The NBA trade deadline arrived last week, and general managers looked at that deal and either collapsed in laughter or hurled themselves out the window before the temptation to add a 23.5-points-per-game scorer got too great. And so here the Knicks and their best player remain, locked in a relationship that neither side appears to be enjoying very much.

There are precedents, of course. The Yankees and Alex Rodriguez had to endure each other for years before A-Rod was finally released last August. The Pirates offered 2013 NL MVP Andrew McCutchen around during December's winter meetings only to have nobody take them up on it, so McCutchen is, at the moment, the Pittsburgh rightfielder. In the NFL, the Redskins bumped one-time franchise quarterback Robert Griffin III all the way to scout-team defensive back in 2015 before they could cut him loose.

With the advent of free agency four decades ago came all the risks inherent in any marketplace.
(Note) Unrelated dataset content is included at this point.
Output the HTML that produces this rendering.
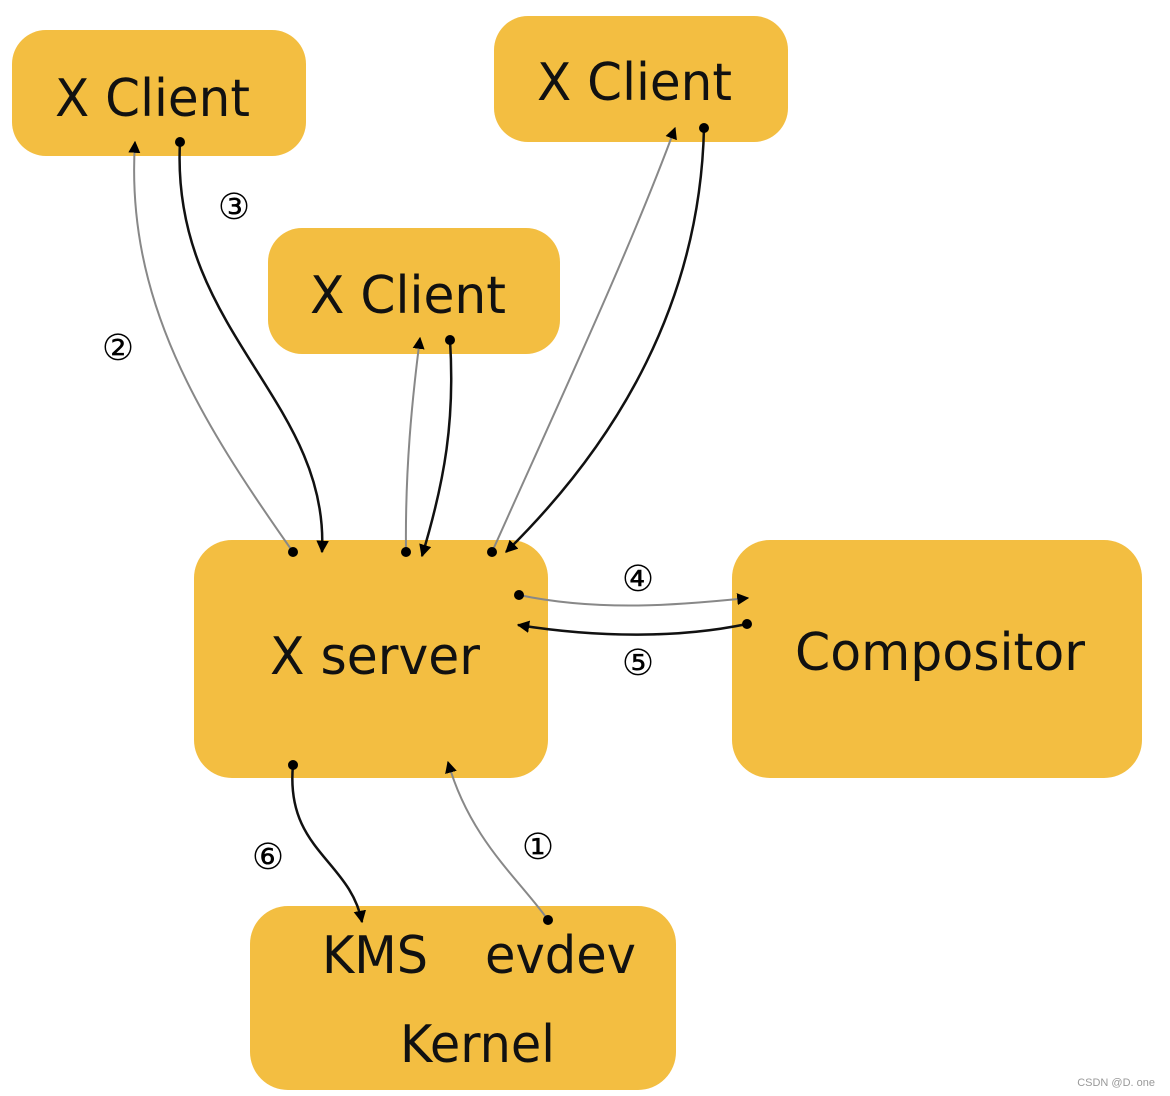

Since then, however, the management side of affairs has worked assiduously to minimize its downside by tampering with the market mechanisms. The most obvious strategy was the collusion engaged in by the baseball owners in the late 1980s. On the labor side, a lot of the risk is eliminated by the existence—except in the NFL—of guaranteed contracts. At the same time, the new millions guaranteed by those contracts became another way for the public to measure performance and, more specifically, failure. It commodified human beings in a new way through the familiar metric of cash.

The ability of players to determine their own fate and the grudging acceptance by management of that reality has unquestionably been a boon to every league in every sport. But the new dynamic laid its own traps. Each side has fought to create a system that suited its own needs. Players could move more freely, which caused teams to pay more freely, and that was a good thing no matter how management propaganda tried to spin it. But there also arose a kind of dead-end business dynamic for which there was no solution: to wit, the current dilemma with the Knicks and Anthony. It's as though both team and player are stuck in a maze with no real way out.

This leaves everybody twisting in the winds that blow through the Court of Public Opinion, which, in my experience, has no windows and no walls and is stirred by great gusts of hot air. The Knicks get lambasted because of the mismanagement that has plagued the team for years. Anthony gets lambasted because, rather than team president Phil Jackson or owner James Dolan, he is the living, jump-shooting symbol of that mismanagement. But nobody forced anybody to do anything, and there are no victims here, just volunteers.

It's interesting to observe when a player who doesn't want to be with a team gets stuck on a team that doesn't want him.